Ms. Goldberg, 28, worked as a stage hand and in retail jobs after studying theater in college. On this day, she was dressed in Levi’s bib overalls (the front pocket was just right for holding a pruning tool) as she used a rag doused with two parts water and one part alcohol to wipe a rust fungus from the leaves.
“I had no idea this was a career before I started here,” Ms. Goldberg said. She added that she loved the work, saying, “It completely activates this side of my brain that was activated when I was doing theater.”
Another employee, Elan Nguyen, 23, a graduate of the Fashion Institute of Technology, was repotting tropical plants as Fleetwood Mac’s “Rhiannon” filled the open workroom. Her black tank top revealed arm tattoos of a Chinese fan palm and a delicately drawn maidenhair fern. She hoisted a bag full of clay pebbles, pouring some into a ceramic pot. Then she muscled a plant out of a plastic pot and into the ceramic planter.
“I’m always moving, instead of sitting rotting away at a desk,” said Ms. Nguyen, who worked briefly for a clothing brand before tending to plants. “This is like a workout.”
Since plant care became a fashionable career, Ms. Bullene says, she has had to change her recruitment strategy: Instead of persuading potential candidates that it’s an amazing job, she tries to scare them off by emphasizing that the work requires serious manual labor.

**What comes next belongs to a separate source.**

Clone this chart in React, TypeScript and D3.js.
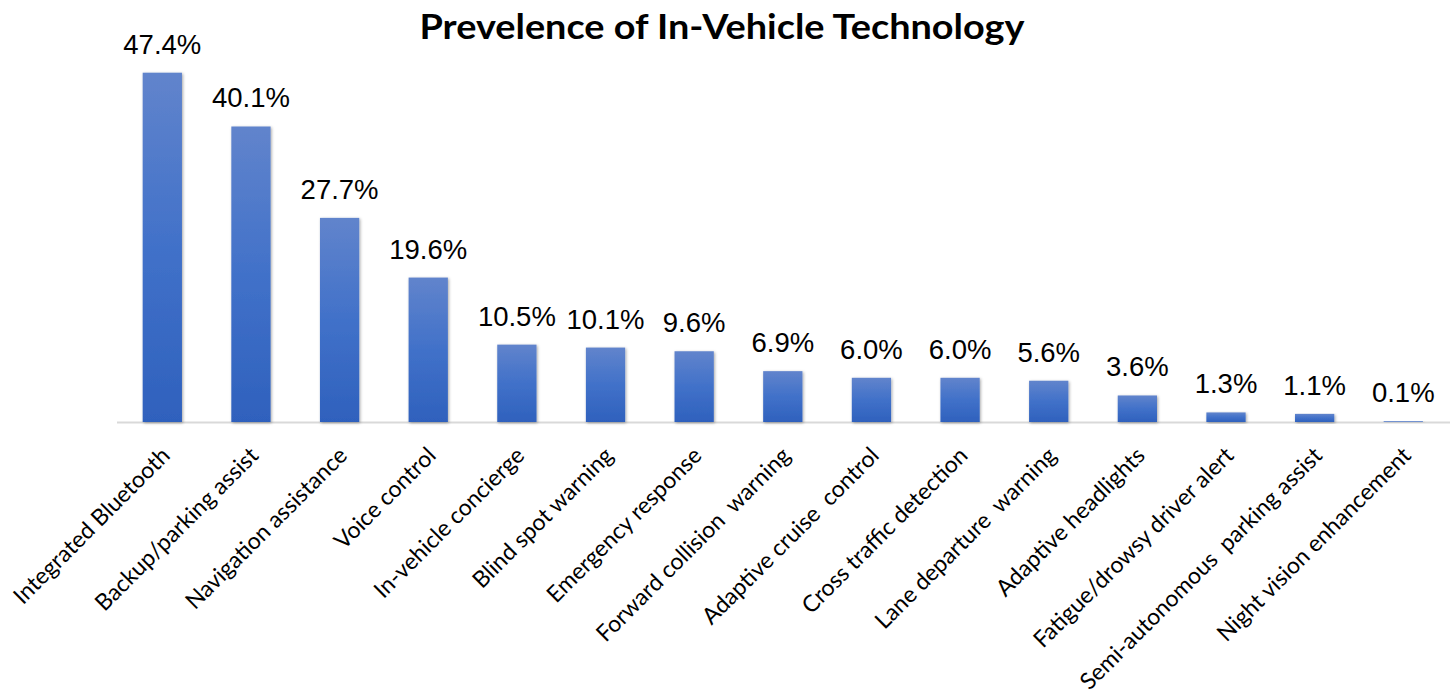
import React from "react";
import * as d3 from "d3";

const categories = [
  "Integrated Bluetooth",
  "Backup/parking assist",
  "Navigation assistance",
  "Voice control",
  "In-vehicle concierge",
  "Blind spot warning",
  "Emergency response",
  "Forward collision  warning",
  "Adaptive cruise  control",
  "Cross traffic detection",
  "Lane departure  warning",
  "Adaptive headlights",
  "Fatigue/drowsy driver alert",
  "Semi-autonomous  parking assist",
  "Night vision enhancement",
];
const values = [47.4, 40.1, 27.7, 19.6, 10.5, 10.1, 9.6, 6.9, 6.0, 6.0, 5.6, 3.6, 1.3, 1.1, 0.1];
const title = "Prevelence of In-Vehicle Technology";

const W = 1453;
const H = 694;
const baseY = 422;

export default function App() {
  const x = d3
    .scaleBand<string>()
    .domain(categories)
    .range([118, 1447.6])
    .paddingInner(0.557)
    .paddingOuter(0.2785);
  const y = d3.scaleLinear().domain([0, 47.4]).range([baseY, 72.7]);

  return (
    <svg
      width={W}
      height={H}
      style={{ position: "absolute", left: 0, top: 0, background: "#fff" }}
    >
      <defs>
        <linearGradient id="barGrad" x1="0" y1="0" x2="0" y2="1">
          <stop offset="0%" stopColor="#6184cc" />
          <stop offset="50%" stopColor="#4171c9" />
          <stop offset="100%" stopColor="#2f61bd" />
        </linearGradient>
        <filter id="shadow" x="-30%" y="-10%" width="160%" height="130%">
          <feDropShadow dx="1" dy="1" stdDeviation="1.5" floodColor="#000" floodOpacity="0.35" />
        </filter>
      </defs>
      <text
        x={722}
        y={39}
        textAnchor="middle"
        fontFamily="Lato, 'Open Sans', sans-serif"
        fontWeight="bold"
        fontSize={35}
        textLength={605}
        lengthAdjust="spacingAndGlyphs"
        fill="#000"
      >
        {title}
      </text>
      <line x1={117} x2={1450} y1={baseY + 0.5} y2={baseY + 0.5} stroke="#d9d9d9" strokeWidth={2} />
      {categories.map((c, i) => {
        const bx = x(c)!;
        const bw = x.bandwidth();
        const top = y(values[i]);
        return (
          <g key={c}>
            <rect
              x={bx}
              y={top}
              width={bw}
              height={baseY - top}
              fill="url(#barGrad)"
              filter="url(#shadow)"
            />
            <text
              x={bx + bw / 2}
              y={top - 19}
              textAnchor="middle"
              fontFamily="'Liberation Sans', Arial, sans-serif"
              fontSize={27.5}
              fill="#000"
            >
              {values[i].toFixed(1) + "%"}
            </text>
            <text
              transform={`translate(${bx + bw / 2 + 9},${baseY + 35}) rotate(-45)`}
              textAnchor="end"
              fontFamily="Lato, 'Open Sans', sans-serif"
              fontSize={23}
              fill="#000"
              style={{ whiteSpace: "pre" }}
            >
              {c}
            </text>
          </g>
        );
      })}
    </svg>
  );
}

You may have one hour to unload 650 plants off a truck in a rainstorm, she tells prospective employees. You may have to lug a 60-pound bag of soil up 10 flights of stairs in an office building, because the freight elevator is broken.
“People have this Pollyanna view of working with plants,” Ms. Bullene said. “They come to us because they think it’s going to be chill.” She laughed. “I don’t know any job in New York City that’s chill.”